## Exercise details
Repeat each line of the material below exactly as it appears, minus any pictures.

◆ ◆ ◆ ◆ ◆ ◆ ◆

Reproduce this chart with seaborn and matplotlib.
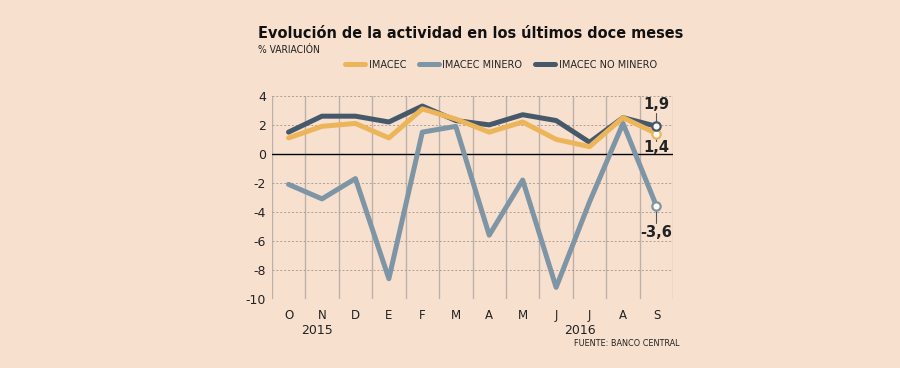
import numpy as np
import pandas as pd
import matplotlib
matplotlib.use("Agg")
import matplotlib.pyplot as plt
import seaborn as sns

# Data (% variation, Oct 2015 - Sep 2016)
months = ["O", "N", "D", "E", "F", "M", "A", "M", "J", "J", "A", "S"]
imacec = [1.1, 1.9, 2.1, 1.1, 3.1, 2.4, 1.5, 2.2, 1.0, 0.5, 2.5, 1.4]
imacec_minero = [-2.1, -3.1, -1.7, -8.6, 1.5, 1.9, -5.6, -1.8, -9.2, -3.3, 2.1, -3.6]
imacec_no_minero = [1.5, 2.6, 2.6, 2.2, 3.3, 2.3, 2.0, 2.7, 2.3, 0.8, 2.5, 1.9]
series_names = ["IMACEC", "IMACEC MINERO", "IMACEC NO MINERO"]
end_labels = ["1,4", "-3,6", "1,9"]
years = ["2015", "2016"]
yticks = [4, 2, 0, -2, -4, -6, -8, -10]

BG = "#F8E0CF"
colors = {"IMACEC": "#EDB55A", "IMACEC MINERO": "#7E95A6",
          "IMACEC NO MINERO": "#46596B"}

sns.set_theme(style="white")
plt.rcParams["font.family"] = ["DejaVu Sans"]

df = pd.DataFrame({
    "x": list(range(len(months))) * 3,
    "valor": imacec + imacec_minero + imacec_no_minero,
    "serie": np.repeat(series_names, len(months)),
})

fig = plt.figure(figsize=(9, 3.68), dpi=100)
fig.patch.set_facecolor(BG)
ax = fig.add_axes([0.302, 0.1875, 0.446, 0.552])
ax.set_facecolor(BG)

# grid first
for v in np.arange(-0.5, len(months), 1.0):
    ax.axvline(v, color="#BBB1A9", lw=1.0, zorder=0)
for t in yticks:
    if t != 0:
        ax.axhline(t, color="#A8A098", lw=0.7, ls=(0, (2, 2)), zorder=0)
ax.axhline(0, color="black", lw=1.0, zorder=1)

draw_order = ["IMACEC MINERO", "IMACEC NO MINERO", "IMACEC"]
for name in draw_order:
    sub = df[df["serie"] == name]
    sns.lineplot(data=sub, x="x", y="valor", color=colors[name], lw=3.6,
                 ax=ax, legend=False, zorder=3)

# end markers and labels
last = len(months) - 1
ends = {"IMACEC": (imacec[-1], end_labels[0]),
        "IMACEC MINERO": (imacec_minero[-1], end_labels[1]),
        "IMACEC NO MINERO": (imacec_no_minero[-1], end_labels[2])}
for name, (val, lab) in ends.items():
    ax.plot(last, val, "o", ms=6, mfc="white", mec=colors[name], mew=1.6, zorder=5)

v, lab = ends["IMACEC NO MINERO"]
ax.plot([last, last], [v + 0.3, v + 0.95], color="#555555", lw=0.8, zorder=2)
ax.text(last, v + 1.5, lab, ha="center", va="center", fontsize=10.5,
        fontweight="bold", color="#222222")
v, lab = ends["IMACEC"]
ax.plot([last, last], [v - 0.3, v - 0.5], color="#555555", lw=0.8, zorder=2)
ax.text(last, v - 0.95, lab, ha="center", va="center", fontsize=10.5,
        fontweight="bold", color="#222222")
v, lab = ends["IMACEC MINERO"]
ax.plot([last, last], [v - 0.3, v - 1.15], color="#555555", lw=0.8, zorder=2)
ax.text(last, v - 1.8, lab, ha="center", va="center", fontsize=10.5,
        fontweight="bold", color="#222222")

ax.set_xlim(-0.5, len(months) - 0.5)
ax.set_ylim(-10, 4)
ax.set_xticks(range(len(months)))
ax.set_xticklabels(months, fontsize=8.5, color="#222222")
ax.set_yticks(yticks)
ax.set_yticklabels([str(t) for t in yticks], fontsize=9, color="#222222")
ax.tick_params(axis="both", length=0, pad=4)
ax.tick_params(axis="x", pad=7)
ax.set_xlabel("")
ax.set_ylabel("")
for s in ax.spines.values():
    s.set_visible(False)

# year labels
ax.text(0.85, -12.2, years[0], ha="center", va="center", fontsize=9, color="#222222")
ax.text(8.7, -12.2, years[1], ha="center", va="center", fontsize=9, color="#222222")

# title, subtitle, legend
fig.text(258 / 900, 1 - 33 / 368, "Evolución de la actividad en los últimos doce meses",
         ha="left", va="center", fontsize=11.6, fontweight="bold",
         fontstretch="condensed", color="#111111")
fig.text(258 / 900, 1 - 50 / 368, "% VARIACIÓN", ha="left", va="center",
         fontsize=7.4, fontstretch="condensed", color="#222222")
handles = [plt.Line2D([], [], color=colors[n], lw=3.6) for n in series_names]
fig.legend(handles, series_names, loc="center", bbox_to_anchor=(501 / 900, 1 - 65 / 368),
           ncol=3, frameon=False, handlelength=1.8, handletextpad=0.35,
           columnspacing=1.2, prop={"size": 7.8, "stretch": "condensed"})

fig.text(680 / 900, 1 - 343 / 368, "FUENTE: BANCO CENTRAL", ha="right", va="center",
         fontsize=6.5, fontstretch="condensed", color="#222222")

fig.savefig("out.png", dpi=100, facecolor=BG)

◆ ◆ ◆ ◆ ◆ ◆ ◆

## Completed task
Reproduce this chart with seaborn and matplotlib.
import numpy as np
import pandas as pd
import matplotlib
matplotlib.use("Agg")
import matplotlib.pyplot as plt
import seaborn as sns

# Data (% variation, Oct 2015 - Sep 2016)
months = ["O", "N", "D", "E", "F", "M", "A", "M", "J", "J", "A", "S"]
imacec = [1.1, 1.9, 2.1, 1.1, 3.1, 2.4, 1.5, 2.2, 1.0, 0.5, 2.5, 1.4]
imacec_minero = [-2.1, -3.1, -1.7, -8.6, 1.5, 1.9, -5.6, -1.8, -9.2, -3.3, 2.1, -3.6]
imacec_no_minero = [1.5, 2.6, 2.6, 2.2, 3.3, 2.3, 2.0, 2.7, 2.3, 0.8, 2.5, 1.9]
series_names = ["IMACEC", "IMACEC MINERO", "IMACEC NO MINERO"]
end_labels = ["1,4", "-3,6", "1,9"]
years = ["2015", "2016"]
yticks = [4, 2, 0, -2, -4, -6, -8, -10]

BG = "#F8E0CF"
colors = {"IMACEC": "#EDB55A", "IMACEC MINERO": "#7E95A6",
          "IMACEC NO MINERO": "#46596B"}

sns.set_theme(style="white")
plt.rcParams["font.family"] = ["DejaVu Sans"]

df = pd.DataFrame({
    "x": list(range(len(months))) * 3,
    "valor": imacec + imacec_minero + imacec_no_minero,
    "serie": np.repeat(series_names, len(months)),
})

fig = plt.figure(figsize=(9, 3.68), dpi=100)
fig.patch.set_facecolor(BG)
ax = fig.add_axes([0.302, 0.1875, 0.446, 0.552])
ax.set_facecolor(BG)

# grid first
for v in np.arange(-0.5, len(months), 1.0):
    ax.axvline(v, color="#BBB1A9", lw=1.0, zorder=0)
for t in yticks:
    if t != 0:
        ax.axhline(t, color="#A8A098", lw=0.7, ls=(0, (2, 2)), zorder=0)
ax.axhline(0, color="black", lw=1.0, zorder=1)

draw_order = ["IMACEC MINERO", "IMACEC NO MINERO", "IMACEC"]
for name in draw_order:
    sub = df[df["serie"] == name]
    sns.lineplot(data=sub, x="x", y="valor", color=colors[name], lw=3.6,
                 ax=ax, legend=False, zorder=3)

# end markers and labels
last = len(months) - 1
ends = {"IMACEC": (imacec[-1], end_labels[0]),
        "IMACEC MINERO": (imacec_minero[-1], end_labels[1]),
        "IMACEC NO MINERO": (imacec_no_minero[-1], end_labels[2])}
for name, (val, lab) in ends.items():
    ax.plot(last, val, "o", ms=6, mfc="white", mec=colors[name], mew=1.6, zorder=5)

v, lab = ends["IMACEC NO MINERO"]
ax.plot([last, last], [v + 0.3, v + 0.95], color="#555555", lw=0.8, zorder=2)
ax.text(last, v + 1.5, lab, ha="center", va="center", fontsize=10.5,
        fontweight="bold", color="#222222")
v, lab = ends["IMACEC"]
ax.plot([last, last], [v - 0.3, v - 0.5], color="#555555", lw=0.8, zorder=2)
ax.text(last, v - 0.95, lab, ha="center", va="center", fontsize=10.5,
        fontweight="bold", color="#222222")
v, lab = ends["IMACEC MINERO"]
ax.plot([last, last], [v - 0.3, v - 1.15], color="#555555", lw=0.8, zorder=2)
ax.text(last, v - 1.8, lab, ha="center", va="center", fontsize=10.5,
        fontweight="bold", color="#222222")

ax.set_xlim(-0.5, len(months) - 0.5)
ax.set_ylim(-10, 4)
ax.set_xticks(range(len(months)))
ax.set_xticklabels(months, fontsize=8.5, color="#222222")
ax.set_yticks(yticks)
ax.set_yticklabels([str(t) for t in yticks], fontsize=9, color="#222222")
ax.tick_params(axis="both", length=0, pad=4)
ax.tick_params(axis="x", pad=7)
ax.set_xlabel("")
ax.set_ylabel("")
for s in ax.spines.values():
    s.set_visible(False)

# year labels
ax.text(0.85, -12.2, years[0], ha="center", va="center", fontsize=9, color="#222222")
ax.text(8.7, -12.2, years[1], ha="center", va="center", fontsize=9, color="#222222")

# title, subtitle, legend
fig.text(258 / 900, 1 - 33 / 368, "Evolución de la actividad en los últimos doce meses",
         ha="left", va="center", fontsize=11.6, fontweight="bold",
         fontstretch="condensed", color="#111111")
fig.text(258 / 900, 1 - 50 / 368, "% VARIACIÓN", ha="left", va="center",
         fontsize=7.4, fontstretch="condensed", color="#222222")
handles = [plt.Line2D([], [], color=colors[n], lw=3.6) for n in series_names]
fig.legend(handles, series_names, loc="center", bbox_to_anchor=(501 / 900, 1 - 65 / 368),
           ncol=3, frameon=False, handlelength=1.8, handletextpad=0.35,
           columnspacing=1.2, prop={"size": 7.8, "stretch": "condensed"})

fig.text(680 / 900, 1 - 343 / 368, "FUENTE: BANCO CENTRAL", ha="right", va="center",
         fontsize=6.5, fontstretch="condensed", color="#222222")

fig.savefig("out.png", dpi=100, facecolor=BG)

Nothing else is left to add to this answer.